Ah, the Vincent Black Shadow. This could very well be the most important bike of all time. Not only did it hold a speed record for an absurd 24 years, but visually it is one of the best looking bikes ever created. So for a custom shop to have the audacity to try and put their own spin on such a legendary bike is about as bold of a move one can make. Yet they did it, and stunningly pulled it off.

The Black Falcon as they call it is a 1952 Black Shadow engine wrapped in a unique and entirely custom frame that was built in-house by Falcon Motorcycles. The engine was a modified mill they found that had been used for drag racing and dry lake speed racing in and around the 50’s and 60’s. It was in shambles when Falcon got their hands on it, restoring it to its current glory. Rebuilding the engine was a tedious process, with every moving part being balanced within a tenth of a gram. They made all of the components lighter and stronger, with the guys at falcon calling it a “75 bhp Swiss watch.” In case you aren’t keeping track that’s an increase of 20-hp over the stock Black Shadow, a fairly significant amount of difference.

www.falconmotorcycles.com

Speaking of the original Black Shadow, maybe some backstory is in order. The Vincent Black Shadow was produced from 1949 until Vincent’s demise in 1955. It featured a 998cc V-twin that churned out 55hp, which at the time was absolutely mind blowing. With a slender weight of 458lbs the Black Shadow was light and fast, the combination it needed to propel itself into record holding territory. See, the Shadow wasn’t just fast, holding its own against the fastest cars of its decade. It was built to a level of detail that arguably still hasn’t been matched. It could accommodate any rider, having massive amounts of adjustability in its controls and rider positioning. The frame, well it was light years ahead of its time. While every other motorcycle manufacturer was using a standard chassis, Vincent was utilizing the engine as a stress member, meaning it doesn’t have a downtube that wraps the engine. This technology is still in use in MotoGP today, a fair 68 years after Vincent started building the Black Shadow. All of this allowed the Shadow to hit 125-miles-per-hour straight out of the box, a record that it held for over 24-years.
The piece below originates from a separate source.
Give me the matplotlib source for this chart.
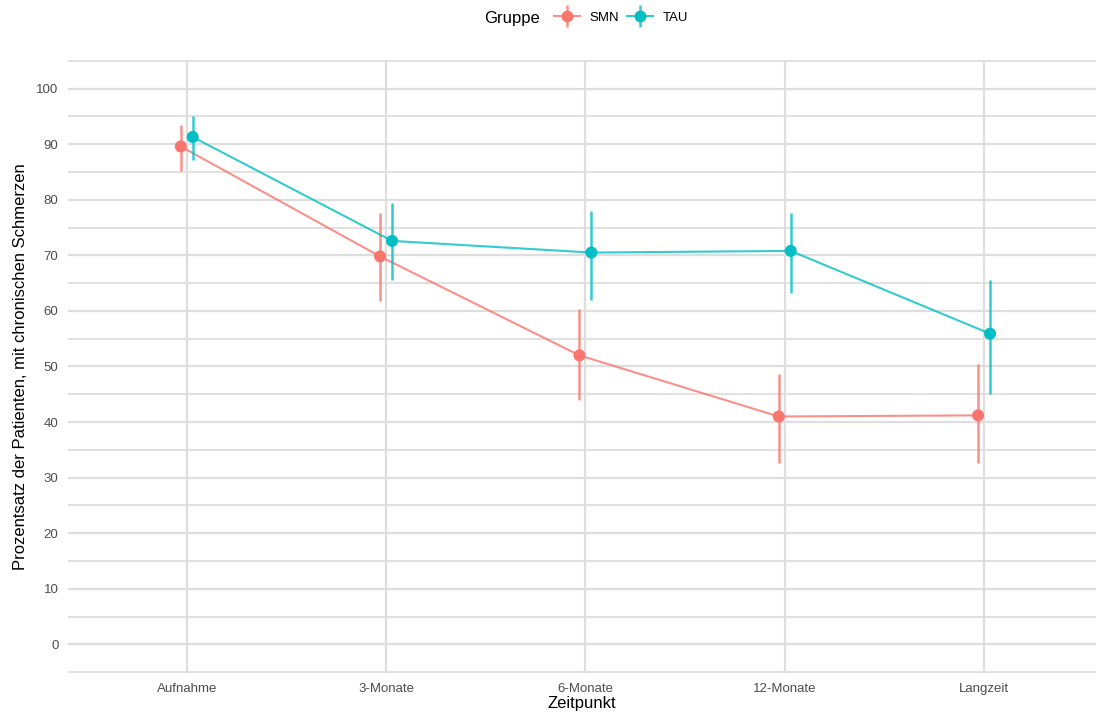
import matplotlib.pyplot as plt
from matplotlib.lines import Line2D
from matplotlib.offsetbox import HPacker
import numpy as np

plt.rcParams['font.family'] = ['Liberation Sans', 'DejaVu Sans']

zeitpunkte = ['Aufnahme', '3-Monate', '6-Monate', '12-Monate', 'Langzeit']

smn_mean = [89.6, 69.8, 52.0, 41.0, 41.2]
smn_low = [85.1, 61.7, 43.9, 32.6, 32.7]
smn_high = [93.5, 77.7, 60.3, 48.6, 50.5]

tau_mean = [91.3, 72.6, 70.5, 70.8, 55.9]
tau_low = [87.2, 65.6, 62.0, 63.3, 45.1]
tau_high = [95.0, 79.5, 78.0, 77.7, 65.6]

col_smn = '#F8766D'
col_tau = '#00BFC4'
dodge = 0.03

fig = plt.figure(figsize=(10.99, 7.2), dpi=100)
ax = fig.add_axes([0.062, 0.065, 0.935, 0.852])

x = np.arange(1, len(zeitpunkte) + 1)

# Gitterlinien (ggplot-artig)
for v in np.arange(-5, 106, 5):
    ax.axhline(v, color='#dedede', lw=1.6 if v % 10 == 0 else 1.3, zorder=0)
for xv in x:
    ax.axvline(xv, color='#dedede', lw=1.6, zorder=0)

groups = [('SMN', smn_mean, smn_low, smn_high, col_smn, -dodge),
          ('TAU', tau_mean, tau_low, tau_high, col_tau, dodge)]

for name, m, lo, hi, c, off in groups:
    xs = x + off
    ax.plot(xs, m, color=c, lw=1.5, alpha=0.8, zorder=2)
    ax.vlines(xs, lo, hi, color=c, lw=1.8, alpha=0.8, zorder=2)
    ax.scatter(xs, m, color=c, s=75, zorder=3, edgecolors='none')

ax.set_xlim(0.405, 5.56)
ax.set_ylim(-5.2, 105.2)
ax.set_xticks(x)
ax.set_xticklabels(zeitpunkte)
ax.set_yticks(np.arange(0, 101, 10))
ax.tick_params(length=0, labelsize=9.5, labelcolor='#4d4d4d', pad=7)
for s in ax.spines.values():
    s.set_visible(False)

ax.set_xlabel('Zeitpunkt', fontsize=12, labelpad=1)
ax.set_ylabel('Prozentsatz der Patienten, mit chronischen Schmerzen', fontsize=12, labelpad=6)

handles = []
for name, m, lo, hi, c, off in groups:
    handles.append((Line2D([], [], color=c, lw=1.5, alpha=0.8, marker='|', markersize=16, mew=1.8),
                    Line2D([], [], color=c, marker='o', markersize=7.5, ls='none')))

leg = fig.legend(handles, ['SMN', 'TAU'], loc='center', bbox_to_anchor=(0.533, 0.975),
                 ncol=2, frameon=False, fontsize=9.5, handlelength=2.0, columnspacing=0.6,
                 handletextpad=0.7, title='Gruppe', title_fontsize=12)
# Titel links neben die Einträge setzen
box = leg._legend_box
box.__class__ = HPacker
box.sep = 10
box.align = 'center'

fig.savefig('out.png', dpi=100, facecolor='white')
With its place in the history books solidified by its technologies and accomplishments, you would assume it would have to compromise in other areas to be this good. Areas like aesthetics. Guess again, because the Black Shadow is by far one of the best looking motorcycles I have ever seen. It’s styling and design are so unique that I truly believe it hasn’t been outdone, and that’s not for lack of trying.

onlymotorbikes.com

So how does Falcon’s take compare? It’s hard to put it into words how well they did with this build. It’s just as stylish as the original, yet boutique enough to be original. They intelligently followed the mold laid down by Vincent, mixing it up where they could. The frame is a near copy of the original, sharing the same shock location. The rear triangle has been redesigned elongating the wheelbase by 2-inches. With the added stability it makes sense to have a more streamline gas tank, one that is an utter art piece. Between the beautiful gas cap and the cut out for the Carburetor velocity stack the tank is perfect for a build of this nature. Both gorgeous and functional. It’s worth nothing Falcon Motorcycles has a second one-gallon tank for those spirited nights where you’ll do anything to go as fast as possible.

www.falconmotorcycles.com

The suspension may look vintage, but it is sporting all new guts to keep up with modern trends. The rear shocks and ‘Girdaulic’ forks are housing modern gas units disguised as vintage parts. On top of that the front fork is built in house to resemble the Shadow, although shortened and of course lighter to increase performance. Even the 8-inch drum brakes are built in house, mimicking the units you would find on a Black Lighting race bike back in its hay day.

The detailing is intangible, with each piece being well thought out and perfectly placed. It’s the same level of detail that Vincent put into the bikes when they originally manufactured them back in the 50’s. They claim the Black Falcon will do every bit of 140mph, which I believe. I just don’t know why you would want to go that fast on such a beautiful bike. It could have a top speed of 28mph and I would be happy with it, I mean just look at it. But to keep with Vincent lore it must be both, a rolling example of perfection. It will never replace what Vincent created all those moons ago, but it’s a fitting tribute.